Pour éviter les litiges, une clause limitant les droits de l'usufruitier peut avoir été incluse, dans un testament, dans le contrat d'assurance vie, ou dans l'acte de donation par le détenteur du capital. Par exemple, l'usufruit n'aurait le droit de disposer que des intérêts du capital, ou pourrait disposer du capital avec l'accord des nus-propriétaires. La clause pourrait également exiger le remploi des fonds sur un support sécurisé, un fonds monétaire par exemple. Les nus-propriétaires, lorsqu'il s'agit d'un descendant du défunt, peuvent aussi exiger que les sommes en cause soient placées sur un compte bloqué. Mais, en pratique, cette mesure de protection est rarement mise en oeuvre

Au niveau des droits de succession, le même barème que pour un démembrement classique s'applique et les nus-propriétaires doivent payer des droits de succession en fonction de la valeur de la nue-propriété des sommes, qu'ils ne recevront peut être jamais.

La seule exception concernait l'assurance vie pour les sommes versées avant 70 ans. L'article 990I CGI, qui prévoit un abattement de 152 500 euros, considérait également que dans le cas d'une clause bénéficiaire démembrée, l'usufruitier était le seul bénéficiaire exclusif puisqu'il percevait l'intégralité de la somme. Il était donc le seul à être taxé. Ceci en faisait une véritable niche fiscale, d'autant plus que la loi TEPA de 2007 a exonéré le conjoint survivant de droit de succession, et qu'il suffisait alors à l'assuré de donner l'usufruit de son contrat au conjoint et la nue-propriété aux enfants pour donner une somme en franchise de droit de succession.
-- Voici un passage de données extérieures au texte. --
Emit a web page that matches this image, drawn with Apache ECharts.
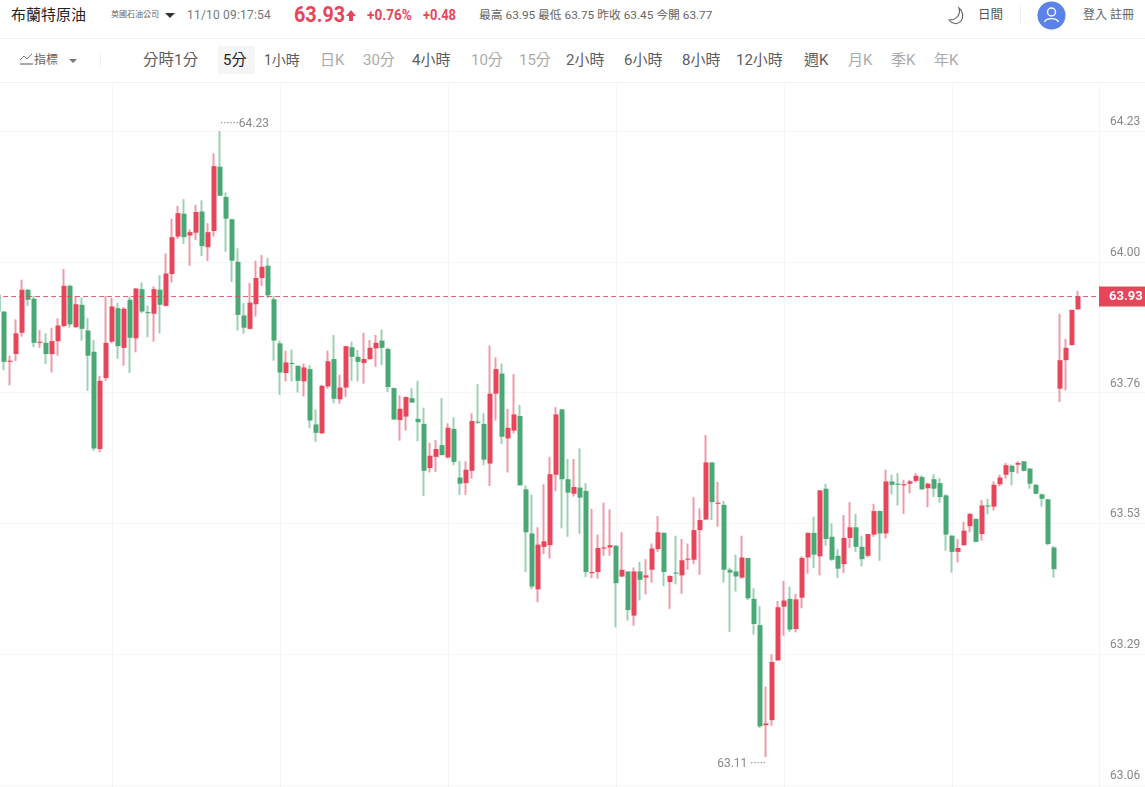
<!DOCTYPE html>
<html>
<head>
<meta charset="utf-8">
<title>布蘭特原油</title>
<script src="https://cdn.jsdelivr.net/npm/echarts@6/dist/echarts.min.js"></script>
<style>
html,body{margin:0;padding:0;background:#fff;width:1145px;height:787px;overflow:hidden;font-family:Roboto,"Noto Sans CJK TC",sans-serif}
.t{position:absolute;white-space:nowrap;line-height:20px;margin-top:-10px}
.r1{top:15px}.r2{top:60px;font-size:15px}
.dim{color:#aaa}.mid{color:#5c5c5c}
.hr{position:absolute;left:0;width:1145px;height:1px;background:#f2f2f2}
.vr{position:absolute;width:1px;background:#f0f0f0}
.red{color:#e8455a;font-weight:700;transform-origin:left center}
#chart{position:absolute;left:-5px;top:83px;width:1150px;height:704px}
</style>
</head>
<body>
<div class="t r1" style="left:11px;font-size:15px;color:#222">布蘭特原油</div>
<div class="t r1" style="left:111px;font-size:8px;color:#666">英國石油公司</div>
<div style="position:absolute;left:165px;top:13px;border:5px solid transparent;border-top:5px solid #333;border-bottom:0"></div>
<div class="t r1" style="left:187px;font-size:12px;color:#777;letter-spacing:.2px">11/10 09:17:54</div>
<div class="t r1 red" style="left:294px;font-size:22px;transform:scaleX(.9)">63.93</div>
<svg style="position:absolute;left:345px;top:9px" width="12" height="13"><path d="M6 1L11 7H8V12H4V7H1Z" fill="#e8455a"/></svg>
<div class="t r1 red" style="left:367px;font-size:14px;transform:scaleX(.97)">+0.76%</div>
<div class="t r1 red" style="left:423px;font-size:14px;transform:scaleX(.92)">+0.48</div>
<div class="t r1" style="left:479px;font-size:11.8px;color:#666">最高 63.95 最低 63.75 昨收 63.45 今開 63.77</div>
<svg style="position:absolute;left:946px;top:5px" width="21" height="21"><path d="M13 3C15 9 11 15 3 15C6 19 12 20 15 16C18 12 17 6 13 3Z" fill="none" stroke="#666" stroke-width="1.2"/></svg>
<div class="t r1" style="left:978px;font-size:12.5px;color:#555">日間</div>
<div class="vr" style="left:1020px;top:6px;height:18px"></div>
<svg style="position:absolute;left:1037px;top:1px" width="29" height="29"><circle cx="14.5" cy="14.5" r="14" fill="#5b82e8"/><circle cx="14.5" cy="11" r="4" fill="none" stroke="#fff" stroke-width="1.4"/><path d="M7.5 21C9 16.5 20 16.5 21.5 21" fill="none" stroke="#fff" stroke-width="1.4"/></svg>
<div class="t r1" style="left:1083px;font-size:12px;color:#666">登入 註冊</div>
<div class="hr" style="top:38px"></div>

<svg style="position:absolute;left:19px;top:53px" width="15" height="14"><path d="M1 7L5 3L8 6L13 1" fill="none" stroke="#777"/><path d="M1 11H14" stroke="#555"/></svg>
<div class="t r2" style="left:34px;font-size:12px;color:#666">指標</div>
<div style="position:absolute;left:69px;top:59px;border:4px solid transparent;border-top:4px solid #777;border-bottom:0"></div>
<div class="vr" style="left:100px;top:54px;height:13px"></div>
<div style="position:absolute;left:218px;top:46px;width:37px;height:28px;background:#f5f5f5;border-radius:2px"></div>
<div class="t r2 mid" style="left:143px;font-size:15.5px">分時1分</div>
<div class="t r2" style="left:223px;color:#222">5分</div>
<div class="t r2 mid" style="left:264px;font-size:14px">1小時</div>
<div class="t r2 dim" style="left:320px">日K</div>
<div class="t r2 dim" style="left:363px">30分</div>
<div class="t r2 mid" style="left:412px">4小時</div>
<div class="t r2 dim" style="left:471px">10分</div>
<div class="t r2 dim" style="left:519px">15分</div>
<div class="t r2 mid" style="left:566px">2小時</div>
<div class="t r2 mid" style="left:624px">6小時</div>
<div class="t r2 mid" style="left:682px">8小時</div>
<div class="t r2 mid" style="left:736px">12小時</div>
<div class="t r2 mid" style="left:804px">週K</div>
<div class="t r2 dim" style="left:848px">月K</div>
<div class="t r2 dim" style="left:891px">季K</div>
<div class="t r2 dim" style="left:934px">年K</div>
<div class="hr" style="top:82px"></div>

<div id="chart"></div>
<script>
// 5分K, prices
const opens = [63.937,63.907,63.817,63.831,63.869,63.946,63.930,63.851,63.851,63.831,
  63.854,63.881,63.953,63.879,63.919,63.873,63.835,63.661,63.788,63.853,
  63.913,63.842,63.928,63.859,63.947,63.906,63.903,63.946,63.917,63.974,
  64.041,64.082,64.043,64.048,64.086,64.022,64.051,64.166,64.112,64.072,
  63.996,63.900,63.876,63.920,63.967,63.989,63.929,63.850,63.797,63.815,
  63.810,63.782,63.804,63.705,63.689,63.773,63.822,63.750,63.771,63.843,
  63.826,63.815,63.822,63.841,63.855,63.840,63.770,63.713,63.719,63.752,
  63.715,63.706,63.627,63.647,63.668,63.646,63.697,63.610,63.600,63.622,
  63.710,63.706,63.635,63.760,63.796,63.680,63.694,63.720,63.589,63.510,
  63.410,63.486,63.489,63.615,63.732,63.607,63.581,63.592,63.586,63.439,
  63.441,63.483,63.485,63.488,63.433,63.442,63.363,63.442,63.431,63.445,
  63.482,63.511,63.423,63.440,63.435,63.463,63.463,63.516,63.535,63.637,
  63.563,63.561,63.445,63.442,63.431,63.466,63.393,63.346,63.167,63.176,
  63.283,63.379,63.393,63.339,63.395,63.467,63.511,63.469,63.590,63.504,
  63.470,63.455,63.502,63.521,63.486,63.470,63.508,63.550,63.510,63.603,
  63.599,63.596,63.599,63.604,63.611,63.591,63.607,63.600,63.578,63.506,
  63.477,63.489,63.523,63.536,63.509,63.560,63.558,63.598,63.615,63.631,
  63.633,63.639,63.626,63.597,63.580,63.571,63.485,63.769,63.820,63.847,63.911];
const closes = [63.907,63.817,63.819,63.868,63.946,63.928,63.851,63.853,63.831,63.854,
  63.882,63.953,63.884,63.920,63.876,63.828,63.662,63.783,63.851,63.916,
  63.845,63.912,63.860,63.948,63.907,63.904,63.947,63.919,63.975,64.040,
  64.083,64.040,64.049,64.085,64.024,64.049,64.167,64.114,64.073,63.998,
  63.901,63.878,63.923,63.967,63.987,63.936,63.855,63.798,63.816,63.813,
  63.783,63.807,63.712,63.690,63.774,63.818,63.751,63.771,63.845,63.826,
  63.817,63.822,63.842,63.851,63.842,63.772,63.714,63.733,63.754,63.744,
  63.709,63.622,63.649,63.661,63.650,63.699,63.638,63.599,63.624,63.711,
  63.708,63.642,63.760,63.804,63.683,63.699,63.723,63.596,63.512,63.415,
  63.490,63.496,63.616,63.723,63.607,63.583,63.593,63.574,63.441,63.441,
  63.484,63.485,63.489,63.421,63.445,63.373,63.442,63.427,63.435,63.483,
  63.512,63.441,63.434,63.438,63.462,63.465,63.516,63.534,63.637,63.566,
  63.565,63.445,63.440,63.433,63.467,63.394,63.348,63.165,63.170,63.280,
  63.378,63.390,63.338,63.392,63.466,63.511,63.472,63.587,63.500,63.463,
  63.447,63.502,63.521,63.486,63.464,63.509,63.550,63.510,63.603,63.597,
  63.597,63.598,63.603,63.613,63.589,63.599,63.590,63.575,63.508,63.477,
  63.484,63.515,63.545,63.495,63.560,63.558,63.597,63.610,63.632,63.620,
  63.636,63.622,63.599,63.581,63.572,63.491,63.446,63.820,63.842,63.910,63.934];
const lows = [63.907,63.802,63.775,63.818,63.862,63.917,63.843,63.842,63.813,63.798,
  63.828,63.879,63.878,63.878,63.855,63.765,63.658,63.655,63.783,63.850,
  63.822,63.810,63.797,63.834,63.904,63.861,63.853,63.868,63.916,63.959,
  64.037,64.028,63.989,64.035,64.006,63.997,64.041,64.114,64.014,63.960,
  63.873,63.867,63.875,63.898,63.953,63.931,63.819,63.758,63.782,63.782,
  63.762,63.755,63.698,63.674,63.688,63.769,63.743,63.742,63.754,63.783,
  63.782,63.778,63.820,63.808,63.811,63.763,63.713,63.676,63.694,63.744,
  63.675,63.577,63.619,63.620,63.650,63.644,63.632,63.579,63.579,63.608,
  63.706,63.632,63.595,63.712,63.670,63.619,63.689,63.596,63.441,63.410,
  63.387,63.473,63.465,63.586,63.519,63.504,63.576,63.509,63.432,63.430,
  63.429,63.470,63.470,63.342,63.432,63.354,63.345,63.390,63.401,63.422,
  63.477,63.416,63.375,63.419,63.402,63.445,63.455,63.436,63.534,63.534,
  63.522,63.422,63.334,63.406,63.429,63.391,63.329,63.162,63.110,63.166,
  63.282,63.327,63.334,63.333,63.376,63.438,63.448,63.435,63.488,63.461,
  63.430,63.439,63.484,63.477,63.451,63.467,63.504,63.461,63.501,63.580,
  63.560,63.545,63.582,63.601,63.588,63.557,63.575,63.565,63.479,63.440,
  63.458,63.488,63.512,63.494,63.497,63.544,63.551,63.594,63.608,63.596,
  63.617,63.621,63.590,63.580,63.558,63.489,63.431,63.745,63.766,63.846,63.910];
const highs = [63.937,63.907,63.828,63.893,63.964,63.947,63.935,63.874,63.868,63.878,
  63.895,63.983,63.955,63.935,63.932,63.895,63.856,63.792,63.935,63.931,
  63.923,63.915,63.934,63.949,63.959,63.918,63.952,63.972,64.011,64.073,
  64.096,64.108,64.054,64.098,64.106,64.065,64.190,64.230,64.120,64.073,
  64.020,63.922,63.958,63.998,64.008,64.003,63.935,63.855,63.837,63.839,
  63.810,63.814,63.811,63.732,63.776,63.837,63.865,63.794,63.845,63.853,
  63.838,63.869,63.856,63.865,63.875,63.843,63.771,63.757,63.755,63.770,
  63.783,63.735,63.672,63.677,63.752,63.707,63.718,63.640,63.639,63.725,
  63.777,63.725,63.846,63.825,63.814,63.733,63.795,63.740,63.596,63.579,
  63.521,63.598,63.647,63.736,63.732,63.643,63.643,63.662,63.600,63.554,
  63.508,63.565,63.553,63.489,63.512,63.442,63.449,63.459,63.464,63.492,
  63.541,63.512,63.435,63.506,63.500,63.492,63.575,63.555,63.686,63.637,
  63.602,63.568,63.449,63.472,63.506,63.466,63.412,63.380,63.236,63.294,
  63.389,63.425,63.415,63.402,63.469,63.512,63.540,63.588,63.599,63.528,
  63.482,63.543,63.566,63.545,63.506,63.509,63.563,63.551,63.624,63.615,
  63.618,63.606,63.606,63.618,63.614,63.601,63.616,63.609,63.580,63.507,
  63.500,63.531,63.546,63.537,63.570,63.572,63.603,63.615,63.636,63.633,
  63.639,63.639,63.627,63.599,63.581,63.572,63.487,63.903,63.858,63.910,63.944];
const priceTicks = [64.23, 63.996, 63.762, 63.528, 63.294, 63.06];
const gridCandles = [19, 47, 75, 103, 131, 159];
const emptySlots = 3;

const upColor = '#e8455a', downColor = '#4aa875';
const upWick = '#f09aa6', downWick = '#9dd0b3';
const gridColor = '#f5f5f5';

const categories = [];
for (let i = 0; i < opens.length + emptySlots; i++) categories.push(String(i));
const wickData = opens.map((o, i) => [o, closes[i], lows[i], highs[i]]);
const bodyData = opens.map((o, i) => [o, closes[i], Math.min(o, closes[i]), Math.max(o, closes[i])]);

const lastPrice = closes[closes.length - 1];
const highPrice = Math.max(...highs), lowPrice = Math.min(...lows);
const highIdx = highs.indexOf(highPrice), lowIdx = lows.indexOf(lowPrice);

let myChart = echarts.init(document.getElementById('chart'));
myChart.setOption({
  animation: false,
  grid: { left: 0, right: 46, top: 0, bottom: 0 },
  xAxis: {
    type: 'category',
    data: categories,
    axisLine: { show: false },
    axisTick: { show: false },
    axisLabel: { show: false },
    splitLine: { show: false }
  },
  yAxis: {
    type: 'value',
    position: 'right',
    scale: true,
    min: 63.0564,
    max: 64.3158,
    axisLine: { show: true, lineStyle: { color: gridColor } },
    axisTick: { show: true, length: 46, customValues: priceTicks, lineStyle: { color: gridColor } },
    axisLabel: {
      customValues: priceTicks,
      color: '#888',
      fontSize: 12,
      fontFamily: 'Roboto',
      margin: 11,
      verticalAlign: 'bottom',
      padding: [0, 0, 3, 0],
      formatter: v => v.toFixed(2)
    },
    splitLine: { show: true, lineStyle: { color: gridColor, width: 1 } }
  },
  series: [
    {
      type: 'line',
      data: [],
      z: 0,
      silent: true,
      markLine: {
        z: 0,
        silent: true,
        symbol: 'none',
        label: { show: false },
        lineStyle: { color: gridColor, type: 'solid', width: 1 },
        data: gridCandles.map(i => ({ xAxis: categories[i] }))
      }
    },
    {
      type: 'candlestick',
      data: wickData,
      barWidth: 1,
      z: 2,
      silent: true,
      itemStyle: { color: upWick, color0: downWick, borderColor: upWick, borderColor0: downWick, borderWidth: 2 }
    },
    {
      type: 'candlestick',
      data: bodyData,
      barWidth: 5,
      z: 3,
      silent: true,
      itemStyle: { color: upColor, color0: downColor, borderColor: upColor, borderColor0: downColor, borderWidth: 0 },
      markLine: {
        silent: true,
        symbol: 'none',
        precision: 3,
        lineStyle: { color: 'rgba(232,69,90,0.85)', type: [5, 3], width: 1 },
        label: {
          show: true,
          position: 'end',
          distance: 0,
          formatter: lastPrice.toFixed(2),
          color: '#fff',
          fontSize: 13,
          fontWeight: 'bold',
          fontFamily: 'Roboto',
          backgroundColor: upColor,
          padding: [4, 5, 3, 10]
        },
        data: [{ yAxis: lastPrice }]
      },
      markPoint: {
        silent: true,
        symbol: 'circle',
        symbolSize: 0,
        label: { show: true, color: '#888', fontSize: 12, fontFamily: 'Roboto' },
        data: [
          { coord: [categories[highIdx], highPrice], label: { position: 'right', distance: 0, offset: [0, -7], formatter: '······' + highPrice.toFixed(2) } },
          { coord: [categories[lowIdx], lowPrice], label: { position: 'left', distance: 0, offset: [0, 7], formatter: lowPrice.toFixed(2) + ' ·····' } }
        ]
      }
    }
  ]
});
window.onresize = function () { myChart.resize() };
</script>
</body>
</html>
Mais l'Etat ne pouvait pas laisser perdurer un tel système. La loi des Finances rectificatives du 29 Juillet 2011 a précisé que dans le cas d'une clause démembrée, l'usufruitier et le nu-propriétaire étaient tous les deux considérés comme bénéficiaires et devaient donc s'acquitter des droits de succession au prorata de la part leur revenant.